The day before we took our annual pilgrimage to Nebraska City, home of Arbor Day and Arbor Lodge, which is now a state park. The Lodge, on 160 acres (bought from Uncle Sam at ten cents per), was originally a four-room frame house built in the 19th century–the first one, they say, West of Nebraska City and East of the Rockies. Through several generations and additions it ended up as the impressive mansion home of J. Sterling Morton, secretary of agriculture and founder of the Morton salt company as well as Arbor Day itself. There’s a fantastic carriage house with various period carriages from the 1880s to about 1910, bought on a whim when Morton could snatch them up for a song (cars, you know). There’s also a working apple orchard and many varieties of trees planted throughout the estate. There’s also some new commercial crap they’ve built to increase the tourist factor–I think they call it “Tree Adventure”–but we always avoid that area of of the park.

We had lunch at Johnny’s Corner Cafe in downtown Nebraska City, where I had the massive hot beef sandwich, famous in three states. We bought some nice Fujis and come cherry cider at an old orchard outside of town.

As I walked the grounds of Arbor Lodge with my little family that afternoon, full of roast beef and mashed potatoes, I was able to capture for a little while a bit of that unattached contentment that is so rare, and so valuable. As my daughter swung on my arm and we walked up the rutted carriage path to the house, she scattering squirrels and us laughing at her, the sun friendly on us and not too warm, the clouds like big scoops of mashed potatoes themselves and the sky that curious October blue, the moment lapsed into one of perfect ease. For those few minutes, absolutely nothing else was on my mind, nothing nagged at my attention. I was, the day was, we were–it all was, and always will be nothing more nor less. Time unconstrained, simply lived.

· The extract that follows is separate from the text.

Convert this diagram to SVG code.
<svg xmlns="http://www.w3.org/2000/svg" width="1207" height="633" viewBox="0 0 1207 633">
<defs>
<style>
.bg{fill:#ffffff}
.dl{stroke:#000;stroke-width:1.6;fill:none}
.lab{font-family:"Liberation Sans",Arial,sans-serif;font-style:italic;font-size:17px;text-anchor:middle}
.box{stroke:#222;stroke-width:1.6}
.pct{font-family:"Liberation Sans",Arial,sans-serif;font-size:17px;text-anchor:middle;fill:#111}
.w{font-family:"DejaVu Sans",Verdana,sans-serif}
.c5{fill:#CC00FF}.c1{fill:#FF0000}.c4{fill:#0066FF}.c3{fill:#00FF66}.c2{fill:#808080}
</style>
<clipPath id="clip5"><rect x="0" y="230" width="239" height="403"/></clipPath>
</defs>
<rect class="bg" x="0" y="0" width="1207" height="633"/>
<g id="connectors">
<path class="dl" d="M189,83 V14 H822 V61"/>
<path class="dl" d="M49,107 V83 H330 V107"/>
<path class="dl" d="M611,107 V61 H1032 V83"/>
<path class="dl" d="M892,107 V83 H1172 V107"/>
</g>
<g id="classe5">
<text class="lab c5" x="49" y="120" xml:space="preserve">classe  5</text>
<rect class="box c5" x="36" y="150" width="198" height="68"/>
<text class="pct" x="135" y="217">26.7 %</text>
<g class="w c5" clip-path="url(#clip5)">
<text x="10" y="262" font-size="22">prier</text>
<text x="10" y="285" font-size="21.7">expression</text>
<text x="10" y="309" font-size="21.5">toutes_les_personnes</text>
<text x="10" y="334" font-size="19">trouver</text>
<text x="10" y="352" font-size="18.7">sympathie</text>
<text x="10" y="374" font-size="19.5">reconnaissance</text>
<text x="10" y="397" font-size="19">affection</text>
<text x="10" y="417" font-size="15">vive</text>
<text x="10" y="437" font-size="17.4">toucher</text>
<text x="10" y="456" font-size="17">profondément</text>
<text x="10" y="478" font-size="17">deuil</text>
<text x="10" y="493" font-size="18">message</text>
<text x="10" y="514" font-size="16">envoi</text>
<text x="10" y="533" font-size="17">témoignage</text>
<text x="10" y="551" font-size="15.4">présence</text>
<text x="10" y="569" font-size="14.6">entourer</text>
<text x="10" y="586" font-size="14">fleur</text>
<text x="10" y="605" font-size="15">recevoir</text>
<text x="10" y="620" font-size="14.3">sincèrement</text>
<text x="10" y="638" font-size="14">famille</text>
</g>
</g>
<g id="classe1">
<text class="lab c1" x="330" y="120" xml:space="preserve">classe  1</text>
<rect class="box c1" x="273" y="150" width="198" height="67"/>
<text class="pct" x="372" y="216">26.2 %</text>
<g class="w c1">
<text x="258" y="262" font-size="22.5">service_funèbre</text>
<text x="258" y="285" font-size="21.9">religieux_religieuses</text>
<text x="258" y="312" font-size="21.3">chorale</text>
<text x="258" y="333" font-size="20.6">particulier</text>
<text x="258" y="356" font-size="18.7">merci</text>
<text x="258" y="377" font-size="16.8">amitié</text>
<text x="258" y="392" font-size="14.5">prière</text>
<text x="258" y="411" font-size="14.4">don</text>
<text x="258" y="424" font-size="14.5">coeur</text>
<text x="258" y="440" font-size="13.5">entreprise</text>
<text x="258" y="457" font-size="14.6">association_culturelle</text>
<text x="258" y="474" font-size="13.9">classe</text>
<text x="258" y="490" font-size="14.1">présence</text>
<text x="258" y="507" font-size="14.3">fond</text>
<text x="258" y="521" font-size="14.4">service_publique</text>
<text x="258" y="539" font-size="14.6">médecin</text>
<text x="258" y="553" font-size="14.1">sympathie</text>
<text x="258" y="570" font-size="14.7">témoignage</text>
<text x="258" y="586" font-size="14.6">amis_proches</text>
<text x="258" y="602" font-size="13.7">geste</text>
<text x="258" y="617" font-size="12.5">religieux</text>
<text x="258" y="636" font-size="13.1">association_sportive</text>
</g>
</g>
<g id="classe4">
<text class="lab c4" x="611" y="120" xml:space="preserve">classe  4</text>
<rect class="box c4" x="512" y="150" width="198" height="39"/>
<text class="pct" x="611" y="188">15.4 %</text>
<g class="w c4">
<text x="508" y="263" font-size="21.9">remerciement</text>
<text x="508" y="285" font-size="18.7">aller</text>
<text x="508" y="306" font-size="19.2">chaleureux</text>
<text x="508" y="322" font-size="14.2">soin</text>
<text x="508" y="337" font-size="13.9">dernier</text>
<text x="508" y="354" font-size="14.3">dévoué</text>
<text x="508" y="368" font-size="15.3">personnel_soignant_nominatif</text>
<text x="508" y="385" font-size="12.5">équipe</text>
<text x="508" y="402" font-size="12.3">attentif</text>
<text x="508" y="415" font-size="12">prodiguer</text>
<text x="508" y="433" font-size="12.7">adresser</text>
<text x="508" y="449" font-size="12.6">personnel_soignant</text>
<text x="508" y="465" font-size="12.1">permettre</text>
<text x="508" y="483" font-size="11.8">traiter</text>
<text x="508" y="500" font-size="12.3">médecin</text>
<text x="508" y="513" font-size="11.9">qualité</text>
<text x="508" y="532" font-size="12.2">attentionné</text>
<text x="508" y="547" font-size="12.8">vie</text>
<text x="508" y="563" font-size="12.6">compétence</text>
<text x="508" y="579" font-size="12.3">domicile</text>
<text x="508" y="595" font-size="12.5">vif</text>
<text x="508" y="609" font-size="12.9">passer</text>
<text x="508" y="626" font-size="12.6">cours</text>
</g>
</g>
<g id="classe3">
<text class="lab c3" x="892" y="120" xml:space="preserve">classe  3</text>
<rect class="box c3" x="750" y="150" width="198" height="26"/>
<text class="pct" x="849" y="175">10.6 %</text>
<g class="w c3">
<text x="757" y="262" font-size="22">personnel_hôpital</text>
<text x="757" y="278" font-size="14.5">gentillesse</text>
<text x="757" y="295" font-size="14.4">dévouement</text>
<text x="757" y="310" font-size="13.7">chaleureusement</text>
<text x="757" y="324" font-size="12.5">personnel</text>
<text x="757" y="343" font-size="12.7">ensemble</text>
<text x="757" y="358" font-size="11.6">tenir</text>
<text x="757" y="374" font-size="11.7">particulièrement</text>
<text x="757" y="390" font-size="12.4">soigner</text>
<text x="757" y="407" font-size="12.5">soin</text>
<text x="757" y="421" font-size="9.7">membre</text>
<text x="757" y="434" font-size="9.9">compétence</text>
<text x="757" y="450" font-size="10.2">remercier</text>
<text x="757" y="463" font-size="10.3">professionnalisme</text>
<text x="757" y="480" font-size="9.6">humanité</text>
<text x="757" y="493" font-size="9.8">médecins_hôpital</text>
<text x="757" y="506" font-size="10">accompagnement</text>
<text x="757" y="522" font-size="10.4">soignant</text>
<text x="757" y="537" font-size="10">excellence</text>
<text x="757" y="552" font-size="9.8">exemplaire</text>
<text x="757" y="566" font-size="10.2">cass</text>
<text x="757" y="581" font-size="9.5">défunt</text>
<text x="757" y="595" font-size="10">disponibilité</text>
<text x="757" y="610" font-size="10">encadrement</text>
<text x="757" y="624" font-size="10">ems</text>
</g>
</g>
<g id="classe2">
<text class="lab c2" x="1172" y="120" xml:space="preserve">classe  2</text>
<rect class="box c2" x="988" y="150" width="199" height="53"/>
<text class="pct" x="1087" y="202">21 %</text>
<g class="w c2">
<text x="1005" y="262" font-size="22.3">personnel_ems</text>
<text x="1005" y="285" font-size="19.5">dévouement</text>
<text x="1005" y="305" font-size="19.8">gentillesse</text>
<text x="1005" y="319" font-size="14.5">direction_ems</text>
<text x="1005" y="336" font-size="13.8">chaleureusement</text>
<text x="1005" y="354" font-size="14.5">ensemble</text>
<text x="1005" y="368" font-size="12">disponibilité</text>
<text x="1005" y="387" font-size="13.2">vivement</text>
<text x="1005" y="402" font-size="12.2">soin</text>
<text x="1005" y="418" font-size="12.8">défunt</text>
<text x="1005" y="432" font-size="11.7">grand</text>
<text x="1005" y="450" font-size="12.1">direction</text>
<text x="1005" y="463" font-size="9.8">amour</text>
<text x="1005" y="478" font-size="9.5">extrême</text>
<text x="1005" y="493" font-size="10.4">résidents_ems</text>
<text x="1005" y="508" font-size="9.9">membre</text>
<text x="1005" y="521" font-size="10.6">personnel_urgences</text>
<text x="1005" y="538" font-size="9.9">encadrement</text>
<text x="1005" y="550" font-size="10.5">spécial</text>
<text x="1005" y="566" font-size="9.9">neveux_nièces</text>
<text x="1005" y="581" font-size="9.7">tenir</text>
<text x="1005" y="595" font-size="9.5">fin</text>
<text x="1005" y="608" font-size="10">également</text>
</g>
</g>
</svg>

That night the crescent moon lulled low among silvery clouds, the clouds being their unique October selves. Friends came by for dinner, I built a little fire outside and drank a couple of beers with my friend, feeling the chill of the air and the warmth of the flames and the conversation. He told me about his garage sale, and of course we talked about music and life.

It was continuing to be a good day.

Memory Speaks

Black Elk said: “Certain things among the shadows of a man’s life do not have to be remembered – they remember themselves.” He was right. If we’re lucky, we have both memories of good times and memories of important milestones at our command. But whether we’re lucky or not, certain memories come back of their own accord, whether beckoned or not. Many of mine in that category were first lived in a dream place, a middle place, and they come calling with some frequency.

I don’t really know why.

When I was in college, my now-wife and I lived in a nice apartment that happened to be located in the g-h-e-t-t-o with a capital “G”.

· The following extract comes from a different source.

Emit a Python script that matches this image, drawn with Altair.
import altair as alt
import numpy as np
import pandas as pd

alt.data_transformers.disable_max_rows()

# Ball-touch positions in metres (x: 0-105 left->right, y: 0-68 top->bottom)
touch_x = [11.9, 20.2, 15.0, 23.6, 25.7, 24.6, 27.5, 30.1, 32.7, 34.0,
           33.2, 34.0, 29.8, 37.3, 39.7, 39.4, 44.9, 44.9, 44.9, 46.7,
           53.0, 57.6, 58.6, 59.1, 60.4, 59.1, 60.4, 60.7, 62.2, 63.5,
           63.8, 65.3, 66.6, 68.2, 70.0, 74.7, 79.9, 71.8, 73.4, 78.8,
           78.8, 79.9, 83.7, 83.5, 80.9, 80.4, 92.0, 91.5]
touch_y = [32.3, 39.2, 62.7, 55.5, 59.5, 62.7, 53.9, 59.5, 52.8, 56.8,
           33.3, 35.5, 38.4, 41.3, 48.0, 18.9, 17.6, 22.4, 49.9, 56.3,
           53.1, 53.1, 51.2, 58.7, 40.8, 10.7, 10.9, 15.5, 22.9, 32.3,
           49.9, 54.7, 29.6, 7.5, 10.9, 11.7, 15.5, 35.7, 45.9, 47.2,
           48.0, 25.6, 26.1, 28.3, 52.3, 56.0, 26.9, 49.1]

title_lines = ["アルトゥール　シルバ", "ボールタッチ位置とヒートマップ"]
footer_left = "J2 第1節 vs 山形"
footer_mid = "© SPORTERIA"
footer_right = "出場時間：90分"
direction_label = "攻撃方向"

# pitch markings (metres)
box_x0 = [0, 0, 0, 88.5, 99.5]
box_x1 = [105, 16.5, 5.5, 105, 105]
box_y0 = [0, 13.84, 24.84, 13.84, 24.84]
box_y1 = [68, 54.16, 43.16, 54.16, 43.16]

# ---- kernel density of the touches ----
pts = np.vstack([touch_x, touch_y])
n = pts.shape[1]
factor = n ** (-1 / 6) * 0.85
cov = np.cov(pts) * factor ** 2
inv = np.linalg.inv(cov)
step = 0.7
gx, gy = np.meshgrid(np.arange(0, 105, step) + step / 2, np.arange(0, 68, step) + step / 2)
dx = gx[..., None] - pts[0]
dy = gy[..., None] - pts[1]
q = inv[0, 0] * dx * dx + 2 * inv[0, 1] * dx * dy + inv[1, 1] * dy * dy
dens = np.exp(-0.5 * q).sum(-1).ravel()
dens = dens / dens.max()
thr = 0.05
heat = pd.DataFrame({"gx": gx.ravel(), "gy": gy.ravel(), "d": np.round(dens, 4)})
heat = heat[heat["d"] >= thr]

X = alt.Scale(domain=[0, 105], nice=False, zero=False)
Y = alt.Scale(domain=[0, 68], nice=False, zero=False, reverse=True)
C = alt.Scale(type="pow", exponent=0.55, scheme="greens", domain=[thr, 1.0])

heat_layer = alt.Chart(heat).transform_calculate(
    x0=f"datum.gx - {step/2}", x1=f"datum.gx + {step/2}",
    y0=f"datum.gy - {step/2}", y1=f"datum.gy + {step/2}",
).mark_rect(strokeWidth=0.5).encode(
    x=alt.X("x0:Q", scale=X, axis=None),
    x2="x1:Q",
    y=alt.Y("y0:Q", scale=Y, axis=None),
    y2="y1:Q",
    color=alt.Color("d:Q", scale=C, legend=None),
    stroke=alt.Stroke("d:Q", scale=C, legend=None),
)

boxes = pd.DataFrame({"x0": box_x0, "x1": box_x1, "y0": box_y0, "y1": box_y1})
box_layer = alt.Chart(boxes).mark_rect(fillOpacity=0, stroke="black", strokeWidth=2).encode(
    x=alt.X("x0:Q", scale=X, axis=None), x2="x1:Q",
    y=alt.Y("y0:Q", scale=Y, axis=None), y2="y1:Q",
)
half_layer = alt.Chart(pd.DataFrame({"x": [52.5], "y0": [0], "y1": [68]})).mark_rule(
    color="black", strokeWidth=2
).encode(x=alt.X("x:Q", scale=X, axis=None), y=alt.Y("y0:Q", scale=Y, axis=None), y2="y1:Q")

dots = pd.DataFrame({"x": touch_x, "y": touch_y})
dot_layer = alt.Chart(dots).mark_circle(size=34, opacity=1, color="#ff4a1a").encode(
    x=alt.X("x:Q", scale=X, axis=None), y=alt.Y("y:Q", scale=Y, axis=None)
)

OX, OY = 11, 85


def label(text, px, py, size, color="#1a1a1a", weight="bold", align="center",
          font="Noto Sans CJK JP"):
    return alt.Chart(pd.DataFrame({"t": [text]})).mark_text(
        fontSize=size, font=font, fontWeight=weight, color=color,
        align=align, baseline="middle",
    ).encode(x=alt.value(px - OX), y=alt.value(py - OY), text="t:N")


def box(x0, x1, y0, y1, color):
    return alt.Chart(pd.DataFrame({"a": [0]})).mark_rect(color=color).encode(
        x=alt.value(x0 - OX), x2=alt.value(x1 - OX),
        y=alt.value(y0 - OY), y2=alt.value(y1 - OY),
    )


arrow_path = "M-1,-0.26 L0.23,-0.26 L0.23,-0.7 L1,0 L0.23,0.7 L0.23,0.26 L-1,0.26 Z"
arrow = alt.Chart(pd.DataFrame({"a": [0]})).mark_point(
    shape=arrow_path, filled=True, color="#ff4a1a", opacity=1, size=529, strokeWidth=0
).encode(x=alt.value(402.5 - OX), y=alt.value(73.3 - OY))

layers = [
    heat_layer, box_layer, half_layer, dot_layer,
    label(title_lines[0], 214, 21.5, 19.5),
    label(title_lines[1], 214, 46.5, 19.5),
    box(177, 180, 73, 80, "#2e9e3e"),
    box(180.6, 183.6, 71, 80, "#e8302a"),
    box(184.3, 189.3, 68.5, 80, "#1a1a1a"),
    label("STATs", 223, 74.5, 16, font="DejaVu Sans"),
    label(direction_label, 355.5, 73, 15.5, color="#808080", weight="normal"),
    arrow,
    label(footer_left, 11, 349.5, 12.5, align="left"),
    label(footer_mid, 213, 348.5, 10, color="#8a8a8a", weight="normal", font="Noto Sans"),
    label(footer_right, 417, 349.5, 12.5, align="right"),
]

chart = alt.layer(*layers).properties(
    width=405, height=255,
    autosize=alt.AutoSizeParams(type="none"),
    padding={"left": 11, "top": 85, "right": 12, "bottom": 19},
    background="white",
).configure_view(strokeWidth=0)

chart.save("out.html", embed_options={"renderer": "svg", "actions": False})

One of those sentinels of bygone days, a stalwart stone inner-city middle-class apartment House with solid brick balconies and spacious rooms, French doors, built-in bookshelves, etc. In fact, my own mother had lived in the same building with her parents as a teenager. (I didn’t know this when we looked at the place, but I maintain some strange feeling made me want to live there–call it a feeling of home. I had had no interest in moving, but when we saw this place, I immediately wanted it.)

We had the top floor, and the entry door locked, and it was cheap and our old Greek landlord was a saint, so we were good with it.

One day a couple of girls with…interesting wardrobes…moved in to the apartment below us. I learned later they were sisters, and both worked as strippers at a local club. They were both very nice looking in a surgically enhanced, tacky, over-reaching sort of way.

They moved in with a lot of expensive, brand-new furniture, then completely re-carpeted the place at their own expense. They both drove brand-new cars.

After a few weeks, I noticed they were having “parties” very regularly, lasting to about 3 a.m. It seemed only men attended these parties.

Yep, they were ho’s. And I’m pretty sure they didn’t actually live there. It was just their “business” address.

Anyway, while wondering what to do about it, I noticed one winter evening, coming home around 1:00 a.m. or so, that one of the girl’s new Mitsubishi convertible was parked outside with the engine running. I could tell because it was winter, and the exhaust was visible in the cold.

I went to bed and forgot about it.

When I got up the next day, I looked out my dining room window and noticed the car was still running. What’s more, just then some cops pulled up and started rummaging through it, opening the trunk and such.

I decided to be neighborly and go down there and tell them about it.

I had never spoken to them–we kept different schedules, to say the least. I went down the flight to their place and knocked on the door. I heard considerable shuffling and nervous voices, then a strained “Just a minute” from one of them.

She opened the door a bit, a sheet wrapped around her naked body, her blond shaggy hair all over the place, visibly wired or whacked out on something.

“Hey. I just wanted to tell you your car is out there in the alley, and…”

She interrupted–“My CAR!? Is it RUNNING?”

A bit surprised, I said, “Well, yeah, it is running, and–”

–“Are the COPS IN IT?” Sort of screaming, like we’re arguing even though we’re not.

“Well, yeah, the cops are going through it.”

“Ahhhaaaaayyyy!!!” She screamed in a sort of primal angst-ridding, rolled her eyes back and slammed the door.

Well, I thought, I guess she already knows.

They were gone a few weeks later. I heard the dark haired one had died, or was she murdered?

This was just one of the tamer episodes we had at that place. I would never want to go back, but I do miss the color and unpredictability of the old neighborhood sometimes.